The Philippines’ trade gap in August narrowed to its lowest level in six months as exports increased while imports declined, according to the Philippine Statistics Authority.
PSA data showed that the balance of trade in goods, or the difference between the value of exports and imports, amounted to a $3.54-billion deficit in August, 19 percent lower than the $4.4 billion shortfall in the same month last year.
The August trade gap was narrower than the $4.42-billion trade deficit in the previous month.
It was also the smallest trade gap posted since the $2.97 billion shortfall in February.
From January to August, the country’s trade deficit narrowed to $32.38 billion from $34.33 billion in the same period last year.
PSA data also showed that the country’s export sales rose by five percent to $7.06 billion in August from $6.75 billion in the same month a year ago.

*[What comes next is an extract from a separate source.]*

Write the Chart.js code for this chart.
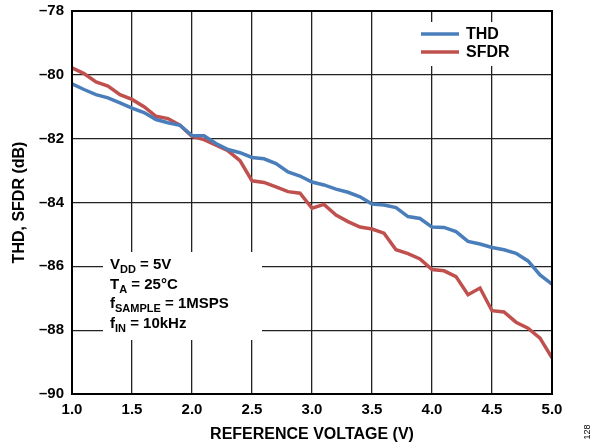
<!DOCTYPE html>
<html>
<head>
<meta charset="UTF-8">
<title>THD, SFDR vs Reference Voltage</title>
<script src="https://cdn.jsdelivr.net/npm/chart.js"></script>
<style>
    body { margin: 0; padding: 0; background: #fff; }
    .wrap { width: 596px; height: 444px; position: relative; }
</style>
</head>
<body>
<div class="wrap"><canvas id="chart" width="596" height="444"></canvas></div>
<script>
// reference voltage (V)
const voltage = [1.0, 1.1, 1.2, 1.3, 1.4, 1.5, 1.6, 1.7, 1.8, 1.9, 2.0,
                 2.1, 2.2, 2.3, 2.4, 2.5, 2.6, 2.7, 2.8, 2.9, 3.0,
                 3.1, 3.2, 3.3, 3.4, 3.5, 3.6, 3.7, 3.8, 3.9, 4.0,
                 4.1, 4.2, 4.3, 4.4, 4.5, 4.6, 4.7, 4.8, 4.9, 5.0];
const thd = [-80.28, -80.46, -80.62, -80.72, -80.88, -81.04, -81.18, -81.40, -81.50, -81.58, -81.90,
             -81.91, -82.15, -82.34, -82.44, -82.59, -82.63, -82.78, -83.04, -83.17, -83.36,
             -83.45, -83.58, -83.68, -83.82, -84.05, -84.08, -84.16, -84.44, -84.50, -84.77,
             -84.78, -84.91, -85.22, -85.30, -85.41, -85.48, -85.59, -85.83, -86.27, -86.56];
const sfdr = [-79.78, -79.96, -80.22, -80.35, -80.62, -80.77, -81.00, -81.30, -81.37, -81.58, -81.93,
              -82.03, -82.20, -82.38, -82.69, -83.32, -83.37, -83.51, -83.66, -83.71, -84.18,
              -84.06, -84.39, -84.60, -84.77, -84.83, -84.96, -85.48, -85.60, -85.77, -86.10,
              -86.14, -86.32, -86.89, -86.68, -87.39, -87.43, -87.75, -87.94, -88.25, -88.87];
const seriesNames = ['THD', 'SFDR'];
const conditions = [
    ['V', 'DD', ' = 5V'],
    ['T', 'A', ' = 25°C'],
    ['f', 'SAMPLE', ' = 1MSPS'],
    ['f', 'IN', ' = 10kHz']
];

const FONT = "'Liberation Sans', Arial, sans-serif";
const blue = '#4a7ebb';
const red = '#c0504d';

function toPoints(ys) {
    return voltage.map((v, i) => ({ x: v, y: ys[i] }));
}

// white boxes with legend + test conditions, drawn over the grid
const overlay = {
    id: 'overlay',
    beforeDatasetsDraw(chart) {
        const ctx = chart.ctx;
        ctx.save();
        ctx.fillStyle = '#fff';
        ctx.fillRect(405, 22, 143, 44);
        ctx.fillRect(103, 252, 159, 88);

        // legend
        ctx.lineWidth = 3.5;
        ctx.font = 'bold 16px ' + FONT;
        ctx.textBaseline = 'middle';
        chart.data.datasets.forEach((ds, i) => {
            const y = 34 + i * 18;
            ctx.strokeStyle = ds.borderColor;
            ctx.beginPath();
            ctx.moveTo(421, y);
            ctx.lineTo(459, y);
            ctx.stroke();
            ctx.fillStyle = '#000';
            ctx.fillText(ds.label, 466, y + 1);
        });

        // conditions
        ctx.fillStyle = '#000';
        ctx.textBaseline = 'alphabetic';
        conditions.forEach((c, i) => {
            let x = 110;
            const y = 269 + i * 19.7;
            ctx.font = 'bold 15px ' + FONT;
            ctx.fillText(c[0], x, y);
            x += ctx.measureText(c[0]).width;
            ctx.font = 'bold 11px ' + FONT;
            ctx.fillText(c[1], x, y + 4);
            x += ctx.measureText(c[1]).width;
            ctx.font = 'bold 15px ' + FONT;
            ctx.fillText(c[2], x, y);
        });
        ctx.restore();
    },
    afterDraw(chart) {
        const { ctx, chartArea: a } = chart;
        ctx.save();
        ctx.strokeStyle = '#000';
        ctx.lineWidth = 2;
        ctx.strokeRect(a.left, a.top, a.right - a.left, a.bottom - a.top);
        // figure number
        ctx.translate(588, 432);
        ctx.rotate(-Math.PI / 2);
        ctx.font = '9px ' + FONT;
        ctx.fillStyle = '#000';
        ctx.textAlign = 'center';
        ctx.textBaseline = 'middle';
        ctx.fillText('128', 0, 0);
        ctx.restore();
    }
};

new Chart(document.getElementById('chart'), {
    type: 'line',
    data: {
        datasets: [
            { label: seriesNames[0], data: toPoints(thd), borderColor: blue, borderWidth: 3.5, pointRadius: 0, tension: 0 },
            { label: seriesNames[1], data: toPoints(sfdr), borderColor: red, borderWidth: 3.5, pointRadius: 0, tension: 0 }
        ]
    },
    options: {
        responsive: false,
        animation: false,
        layout: { padding: { top: 11, right: 44, left: 0, bottom: 0 } },
        plugins: { legend: { display: false }, tooltip: { enabled: false } },
        scales: {
            x: {
                type: 'linear', min: 1, max: 5,
                ticks: {
                    stepSize: 0.5, color: '#000', padding: 7,
                    font: { family: FONT, size: 15, weight: 'bold' },
                    callback: v => v.toFixed(1)
                },
                grid: { color: '#222', lineWidth: 1.3, drawTicks: false },
                border: { color: '#000', width: 2 },
                title: {
                    display: true, text: 'REFERENCE VOLTAGE (V)', color: '#000',
                    font: { family: FONT, size: 16, weight: 'bold' }, padding: { top: 2, bottom: 0 }
                },
                afterFit: s => { s.height = 50; }
            },
            y: {
                min: -90, max: -78,
                ticks: {
                    stepSize: 2, color: '#000', padding: 8,
                    font: { family: FONT, size: 15, weight: 'bold' },
                    callback: v => String(v).replace('-', '\u2013')
                },
                grid: { color: '#222', lineWidth: 1.3, drawTicks: false },
                border: { color: '#000', width: 2 },
                title: {
                    display: true, text: 'THD, SFDR (dB)', color: '#000',
                    font: { family: FONT, size: 16, weight: 'bold' }, padding: { top: 10, bottom: 0 }
                },
                afterFit: s => { s.width = 72; s.paddingTop = 0; s.paddingBottom = 0; }
            }
        }
    },
    plugins: [overlay]
});
</script>
</body>
</html>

Dollar earnings from electronic products, the country’s top export commodity, went up by 8.5 percent to $3.87 billion in August from $3.57 billion in the same month in 2024.
Hong Kong dethroned the United States as the country’s top export market, accounting for 17 percent or $1.19 billion of the total in August.
From January to August, Philippine exports grew by 13 percent to $55.7 billion from $49.45 billion in the same period last year.
Meanwhile, PSA data showed that the country’s imports declined by five percent to $10.6 billion in August from $11.15 billion in the same month last year.
The PSA reported that imports of mineral fuels, lubricants and related materials experienced the largest decline, reaching only $611.83 million in August.
China remained the largest supplier of the country’s imported goods, amounting to $3.19 billion, or 30 percent of the total, in August.
From January to August, the country’s total imports climbed by five percent to $88.08 billion from $83.78 billion in the same period a year ago.
Philippine Institute for Development Studies senior research fellow John Paolo Rivera said in an email that the latest trade performance may be due to weak import demand amid slower domestic activity and the tapering off of pre-tariff frontloading.
Exporters were frontloading shipments to the US to avoid the reciprocal tariffs that took effect on Aug. 7.
Chinabank Research stated in a commentary that the latest export performance indicates that tariffs are beginning to weigh on external demand.
‘This underscores the need to further diversify export markets, especially with the possibility of additional US tariffs on the horizon,’ Chinabank Research said.
Rivera said that downside risks remain due to global uncertainties and tighter financial conditions.
‘A sustained trade recovery will depend on export diversification and improving logistics competitiveness,’ he said.